Traveling racing and training, I’m super appreciative of being back in the bright after enduring what felt like 3 winters. After discovering some form (that, of course, I never thought would come back) I decided it was a now or never moment to hit the start lines of some more Championship events. I dialed in a couple of races in the humid bustle of Asia, and have made it to Europe to get some mountain air team training in me, in preparation for my first real deal at long course racing, and build through to 70.3 World Champs.
I actually wanted to keep home as a base this year and do short return trips combining 2-3 iconic races. However, there’s a reason when you tell people where you’re from, they reply “Oh beautiful, I’d really like to go there, one day..’’. The expense, plus the cankles, are a little too much for the body. So seemingly simple, and learning from my 2017 fun but impractical Contiki, this year I have a couple of reliable training bases, a squad environment and purchased a Qantas club membership entitling 52kgs luggage, aka a sneaky 70.
Familiar territory, heat training, and the simple life. Alex and I set up base for a month, we actually still own scooters there, and our favourite fried rice store and americano frappes greeted us with open arms. Heat training always works wonders for my fitness, and it has been a rewarding training base, but like when you re-watch your favourite childhood movie as an adult, it’s never quite as good as you remembered. Mind you, having spent so much time here, it dulls down the 20km tourist wander temptations on your rest days so training was solid.
Davao 5150, Philippines.
I always love racing in the Philippines, they have their awe of atmosphere and encouragement no matter your ability. It's also special as a professional, with a true ‘pro’ experience no matter our tier on the circuit. Beautiful sunrise swim, criterium like bike, hot run. 1st place.
70.3 Asia Pacific Championships, Vietnam.
We got to test one of the essential athlete traits of adaptability from the get-go. We had the wrong entry visa to board our flight. A few hundred $ later and some photoshopping skills done somewhere in Vietnam, we arrived. The start list unfortunately struck by race day, so like they say making to the line healthy and uninjured is half the game. I swam well, biked okay, but off the bike with 2 other girls and one way up the road, someone was going to miss out on a podium spot. Massive weekend highlight for me anyway - I qualified for 70.3 World Champs, Nice, France. 4th place.
Logged a couple more weeks of training in Phuket. Alex and I parted ways with the idyllic Thailand beer and sunset on the beach. He raced in Subic Bay and Japan (also earning qualification to 70.3 Worlds!) and I headed further west to the land of bread, cheese, and chocolate.

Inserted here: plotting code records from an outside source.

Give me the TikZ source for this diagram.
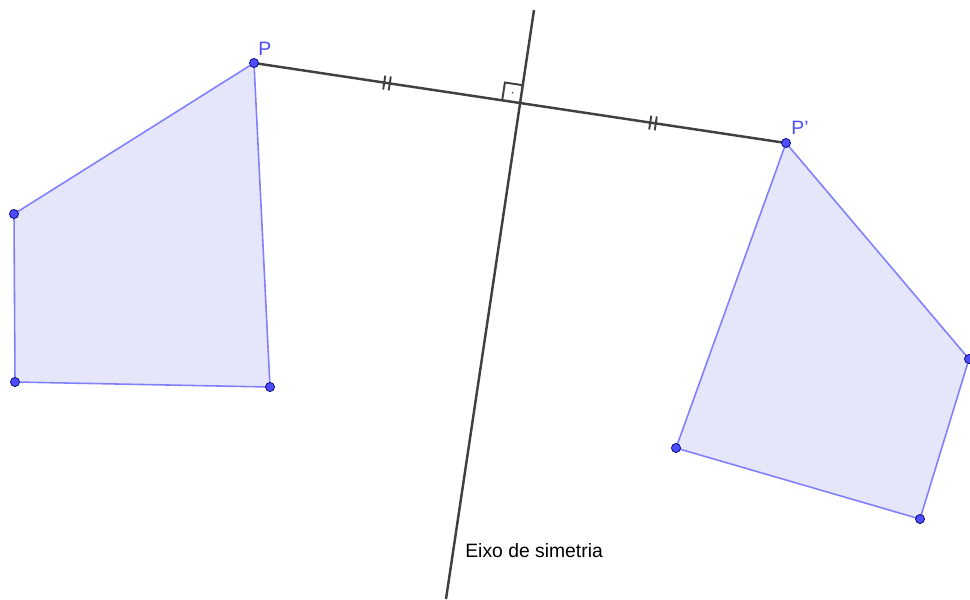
\documentclass[tikz,border=0pt]{standalone}
\usepackage{fontspec}
\setmainfont{Liberation Sans}
\usetikzlibrary{calc}
\definecolor{polyfill}{RGB}{230,230,250}
\definecolor{polyedge}{RGB}{128,128,255}
\definecolor{ptblue}{RGB}{77,77,255}
\definecolor{axisgray}{RGB}{64,64,64}
\begin{document}
\begin{tikzpicture}[x=0.02cm, y=-0.02cm,
    poly/.style={draw=polyedge, fill=polyfill, line width=0.9pt, line join=round},
    pt/.style={circle, fill=ptblue, draw=black!60!blue, line width=0.4pt, inner sep=0pt, minimum size=5.2pt},
    lin/.style={draw=axisgray, line width=1.4pt},
    tickmark/.style={draw=axisgray, line width=1.1pt},
    ptlbl/.style={text=ptblue, font=\fontsize{11}{13}\selectfont, inner sep=0pt, anchor=base west},
    lbl/.style={font=\fontsize{11}{13}\selectfont, inner sep=0pt, anchor=base west}
]
\useasboundingbox (0,0) rectangle (970,599);
% vertices
\coordinate (P) at (254,63);
\coordinate (A) at (14,214);
\coordinate (B) at (15,382);
\coordinate (C) at (270,387);
\coordinate (Q) at (786,143);
\coordinate (D) at (969,359);
\coordinate (E) at (920,519);
\coordinate (F) at (676,448);
\coordinate (top) at (534,10);
\coordinate (bot) at (446,599);
\coordinate (M) at ($(P)!0.5!(Q)$);

\draw[poly] (P) -- (A) -- (B) -- (C) -- cycle;
\draw[poly] (Q) -- (D) -- (E) -- (F) -- cycle;

\draw[lin] (P) -- (Q);
\draw[lin] (top) -- (bot);

% right angle
\draw[draw=axisgray, line width=1.1pt] ($(M)+(-17.8,-2.7)$) -- ($(M)+(-15.1,-20.5)$) -- ($(M)+(2.7,-17.8)$);
\fill[axisgray] ($(M)+(-7.5,-10.2)$) circle (0.5pt);

% equal marks
\foreach \t in {0.25,0.75} {
  \foreach \s in {-2.8,2.8} {
    \coordinate (c) at ($(P)!\t!(Q) + (\s*0.989,\s*0.149)$);
    \draw[tickmark] ($(c)+(-1.04,6.92)$) -- ($(c)+(1.04,-6.92)$);
  }
}

\foreach \v in {P,A,B,C,Q,D,E,F}
  \node[pt] (\v dot) at (\v) {};

\node[ptlbl] (Plbl) at (258,55) {P};
\node[ptlbl] (Qlbl) at (791,134) {P'};
\node[lbl] (axislbl) at (465,557) {Eixo de simetria};
\end{tikzpicture}
\end{document}
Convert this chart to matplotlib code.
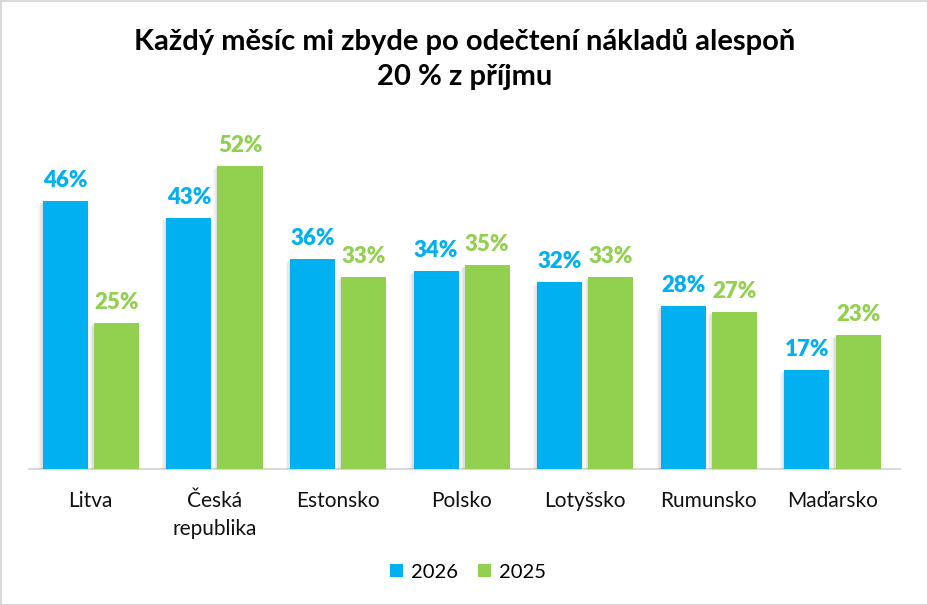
import matplotlib
matplotlib.use("Agg")
import matplotlib.pyplot as plt
import matplotlib.patheffects as pe
import numpy as np

categories = ["Litva", "Česká\nrepublika", "Estonsko", "Polsko", "Lotyšsko", "Rumunsko", "Maďarsko"]
values_2026 = [46, 43, 36, 34, 32, 28, 17]
values_2025 = [25, 52, 33, 35, 33, 27, 23]
series_names = ["2026", "2025"]
title = "Každý měsíc mi zbyde po odečtení nákladů alespoň\n20 % z příjmu"

blue = "#00B0F0"
green = "#92D050"

plt.rcParams['font.family'] = ['Lato', 'DejaVu Sans']

fig = plt.figure(figsize=(9.28, 6.05), dpi=100)
fig.patch.set_facecolor("white")
fig.patch.set_edgecolor("#D9D9D9")
fig.patch.set_linewidth(2)

ax = fig.add_axes([29/928, 136/605, 871.5/928, 350/605])
x = np.arange(len(categories))
w = 0.365
off = 0.207
shadow = [pe.SimplePatchShadow(offset=(-3, -2.5), alpha=0.06, shadow_rgbFace="#606060"),
          pe.SimplePatchShadow(offset=(-2, -1.5), alpha=0.07, shadow_rgbFace="#606060"),
          pe.SimplePatchShadow(offset=(-1, -0.8), alpha=0.08, shadow_rgbFace="#606060"),
          pe.Normal()]
b1 = ax.bar(x - off, values_2026, w, color=blue, label=series_names[0], path_effects=shadow, zorder=3)
b2 = ax.bar(x + off, values_2025, w, color=green, label=series_names[1], path_effects=shadow, zorder=3)

for xi, v in zip(x - off, values_2026):
    ax.text(xi, v + 1.7, f"{v}%", ha="center", va="bottom", color=blue, fontsize=16, fontweight="heavy")
for xi, v in zip(x + off, values_2025):
    ax.text(xi, v + 1.7, f"{v}%", ha="center", va="bottom", color=green, fontsize=16, fontweight="heavy")

ax.set_xlim(-0.5, len(categories) - 0.45)
ax.set_ylim(0, 60)
ax.set_xticks(x)
ax.set_xticklabels(categories, fontsize=15, color="#111111", linespacing=1.5)
ax.tick_params(axis="x", length=0, pad=16)
ax.set_yticks([])
for s in ["top", "right", "left"]:
    ax.spines[s].set_visible(False)
ax.spines["bottom"].set_color("#D9D9D9")
ax.spines["bottom"].set_linewidth(1.5)

fig.text(465/928, 1 - 59/605, title, ha="center", va="center", fontsize=21, fontweight="bold",
         linespacing=1.45, color="black")

leg = fig.legend(handles=[b1, b2], labels=series_names, loc="center", bbox_to_anchor=(468/928, 1 - 572/605),
                 ncol=2, frameon=False, fontsize=14.5, handlelength=0.65, handleheight=0.65,
                 handletextpad=0.4, columnspacing=1.0)
for h in leg.legend_handles:
    h.set_path_effects([])

fig.savefig("out.png", dpi=100, facecolor=fig.get_facecolor(), edgecolor=fig.get_edgecolor())
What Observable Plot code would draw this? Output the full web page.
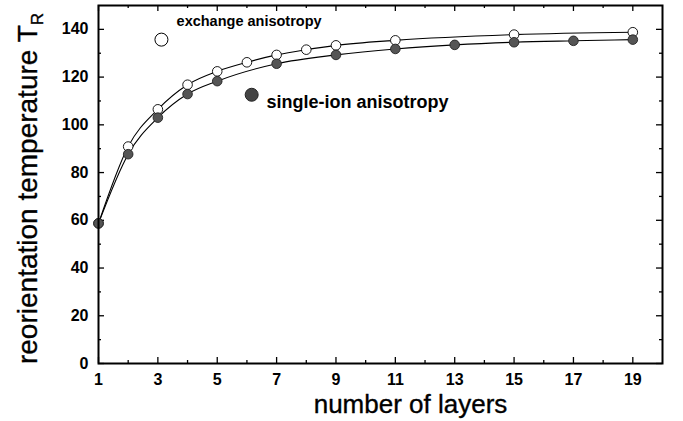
<!DOCTYPE html>
<html><head><meta charset="utf-8">
<script src="https://cdn.jsdelivr.net/npm/d3@7"></script>
<script src="https://cdn.jsdelivr.net/npm/@observablehq/plot@0.6"></script>
<style>body{margin:0;background:#fff}</style>
</head><body><div id="chart"></div>
<script>
// data
const exchangeLayers = [1, 2, 3, 4, 5, 6, 7, 8, 9, 11, 15, 19];
const exchangeTR = [58.7, 90.9, 106.5, 116.8, 122.4, 126.2, 129.3, 131.5, 133.3, 135.4, 137.8, 138.8];
const singleIonLayers = [1, 2, 3, 4, 5, 7, 9, 11, 13, 15, 17, 19];
const singleIonTR = [58.7, 87.7, 103.0, 112.9, 118.3, 125.6, 129.3, 131.8, 133.5, 134.6, 135.2, 135.7];
const xTickLabels = [1, 3, 5, 7, 9, 11, 13, 15, 17, 19];
const xMinorTicks = [2, 4, 6, 8, 10, 12, 14, 16, 18];
const yTickLabels = [0, 20, 40, 60, 80, 100, 120, 140];
const yMinorTicks = [10, 30, 50, 70, 90, 110, 130];
const seriesNames = ["exchange anisotropy", "single-ion anisotropy"];

const exchange = exchangeLayers.map((x, i) => ({x, y: exchangeTR[i]}));
const singleIon = singleIonLayers.map((x, i) => ({x, y: singleIonTR[i]}));

const W = 683, H = 421, mL = 98, mR = 21, mT = 5, mB = 58;
const pw = W - mL - mR, ph = H - mT - mB;
const font = "'Liberation Sans', Arial, Helvetica, sans-serif";

const chart = Plot.plot({
  width: W, height: H,
  marginLeft: mL, marginRight: mR, marginTop: mT, marginBottom: mB,
  style: {fontFamily: font, background: "white", color: "black", overflow: "visible"},
  x: {domain: [1, 20]},
  y: {domain: [0, 150]},
  marks: [
    // inward ticks, bottom / top
    Plot.tickX(xTickLabels, {x: d => d, insetTop: ph - 6, stroke: "black", strokeWidth: 1.3}),
    Plot.tickX(xTickLabels, {x: d => d, insetBottom: ph - 6, stroke: "black", strokeWidth: 1.3}),
    Plot.tickX(xMinorTicks, {x: d => d, insetTop: ph - 3, stroke: "black", strokeWidth: 1.3}),
    Plot.tickX(xMinorTicks, {x: d => d, insetBottom: ph - 3, stroke: "black", strokeWidth: 1.3}),
    // inward ticks, left / right
    Plot.tickY(yTickLabels, {y: d => d, insetRight: pw - 6, stroke: "black", strokeWidth: 1.3}),
    Plot.tickY(yTickLabels, {y: d => d, insetLeft: pw - 6, stroke: "black", strokeWidth: 1.3}),
    Plot.tickY(yMinorTicks, {y: d => d, insetRight: pw - 3, stroke: "black", strokeWidth: 1.3}),
    Plot.tickY(yMinorTicks, {y: d => d, insetLeft: pw - 3, stroke: "black", strokeWidth: 1.3}),
    Plot.axisX(xTickLabels, {tickSize: 0, tickPadding: 10, fontSize: 16, fontWeight: "bold", letterSpacing: 1, label: null}),
    Plot.axisY(yTickLabels, {tickSize: 0, tickPadding: 10, fontSize: 16, fontWeight: "bold", letterSpacing: 1, label: null}),
    Plot.text(["number of layers"], {frameAnchor: "bottom", textAnchor: "middle", dx: 30, dy: 49, fontSize: 26, fill: "black", stroke: "black", strokeWidth: 0.35}),
    Plot.text(["reorientation temperature T"], {frameAnchor: "left", textAnchor: "middle", rotate: -90, dx: -70, dy: 4, fontSize: 28, fill: "black", stroke: "black", strokeWidth: 0.35}),
    // fitted curves
    Plot.line(exchange, {x: "x", y: "y", curve: "monotone-x", stroke: "black", strokeWidth: 1.1}),
    Plot.line(singleIon, {x: "x", y: "y", curve: "monotone-x", stroke: "black", strokeWidth: 1.1}),
    Plot.dot(exchange, {x: "x", y: "y", r: 4.8, fill: "white", stroke: "black", strokeWidth: 0.9}),
    Plot.dot(singleIon, {x: "x", y: "y", r: 4.8, fill: "#555", stroke: "#222", strokeWidth: 0.9}),
    // legend
    Plot.dot([seriesNames[0]], {x: 3.12, y: 135.7, r: 6.5, fill: "white", stroke: "black", strokeWidth: 1}),
    Plot.text([seriesNames[0]], {x: 3.63, y: 143.2, text: d => d, textAnchor: "start", fontSize: 14.5, fontWeight: "bold", fill: "black"}),
    Plot.dot([seriesNames[1]], {x: 6.16, y: 112.6, r: 6.5, fill: "#444", stroke: "#222", strokeWidth: 1}),
    Plot.text([seriesNames[1]], {x: 6.66, y: 109.6, text: d => d, textAnchor: "start", fontSize: 18, fontWeight: "bold", fill: "black"}),
    Plot.frame({stroke: "black", strokeWidth: 2})
  ]
});
document.getElementById("chart").appendChild(chart);

// subscript R on the y-axis title
d3.select(chart).selectAll("text").each(function () {
  const t = d3.select(this);
  if (t.text() === "reorientation temperature T") {
    t.append("tspan").attr("font-size", 17).attr("dy", 6).text("R");
  }
});
</script>
</body></html>
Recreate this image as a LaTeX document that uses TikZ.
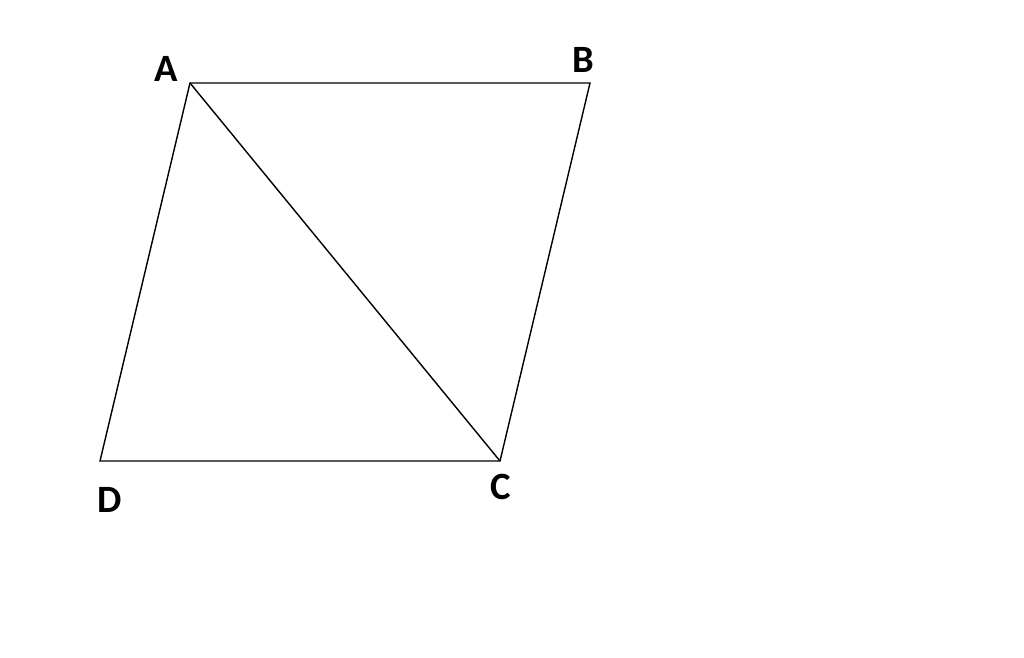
\documentclass[tikz,border=0pt]{standalone}
\usepackage{fontspec}
\setmainfont{Carlito}
\usetikzlibrary{positioning}

\begin{document}
\begin{tikzpicture}
  [
    x=0.02cm, y=-0.02cm,
    side/.style={line width=0.8pt, black},
    vertex/.style={font=\fontsize{22}{24}\selectfont\bfseries, inner sep=0pt}
  ]
  \useasboundingbox (0, 0) rectangle (1024, 657);

  \coordinate (A) at (190, 83);
  \coordinate (B) at (590, 83);
  \coordinate (C) at (500, 461);
  \coordinate (D) at (100, 461);

  \draw[side] (A) -- (B) -- (C) -- (D) -- cycle;
  \draw[side] (A) -- (C);

  \node[vertex] (labA) at (166, 69) {A};
  \node[vertex] (labB) at (583, 60) {B};
  \node[vertex] (labC) at (501, 487) {C};
  \node[vertex] (labD) at (110, 500) {D};
\end{tikzpicture}
\end{document}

Challenge Championships, Slovakia.
Not a perfect build up for this one, sometimes this can ignite the fire, and sometimes it just dulls it out. I carried a husky throat round for a good few weeks in Asia and got hit by a car. Silly little things that don’t derail you, but fester and take their toll on being able to dial in that prime consistency of hard work. Awesome opportunity to line up within a strong field and see where I’m at none the less. I seriously struggled in the cold-water temperatures, but something in the future I seriously need to learn to acclimatise too. Lonely flat bike, cool cross-country run. 6th Place.
St Moritz, Switzerland camp.
Apparently the second most expensive tourist town in the world! But if you’re vegetarian-ish and work a deal to stay in the 5star hotel staff house, it's steep but affordable. A key training base for trisutto athletes so Cam and our Hills District squad are here, it's at 1800m altitude and it is quite possibly the most naturally beautiful tri training destination going.
I unearthed some winter attire and mentally prepared to be exhausted for the next few weeks. I’ve been wanting to race an Ironman for a while now, so we picked an iconic one - European Champs Frankfurt, Germany. You only get to do your first once, so may as well make it a spectacular one, and if something goes wrong at least the aid stations are fully stocked with treats.
Coming from the heat I didn’t notice any obvious difficulties at altitude, but we did take it easy the first couple of days anyway, so maybe that’s why! I’m quite enjoying the maybe mundane routine time spent between, my cosy room, the shared kitchen banter and awkwardly spaced out sessions without work in between. Most days we all start with a swim together, with a couple of different sets and time cycles. Later brake into smaller groups for bike and run sessions race schedule dependent. I’m loving having good people always there, even if it's just for the warmup.
Comparatively to my norm (which is still loads of strength compared to my previous norm), it has really just been an extra hour or 2 tacked on to my rides, and a gradual build of long run day. Battling with running injuries over the years makes counting kms like a drug lord counting 100 dollar bills, and I hit my highest weekly run volume ever (107km), and, my longest run ever (3hrs), 98% on undulating dirt trail, and although I was quite ready to finish at about 2.40hrs, hitting the 3hr mark gave me a grin ear to ear. It was a Sunday morning and the number of old people, dogs and kids out there with a combo of Grutsie, Ciao and Guten every time was awesome.
So Ironman in about a week, I’ll let you know how it goes.
“There is no dishonor in losing the race, only in not racing because you are afraid to lose.”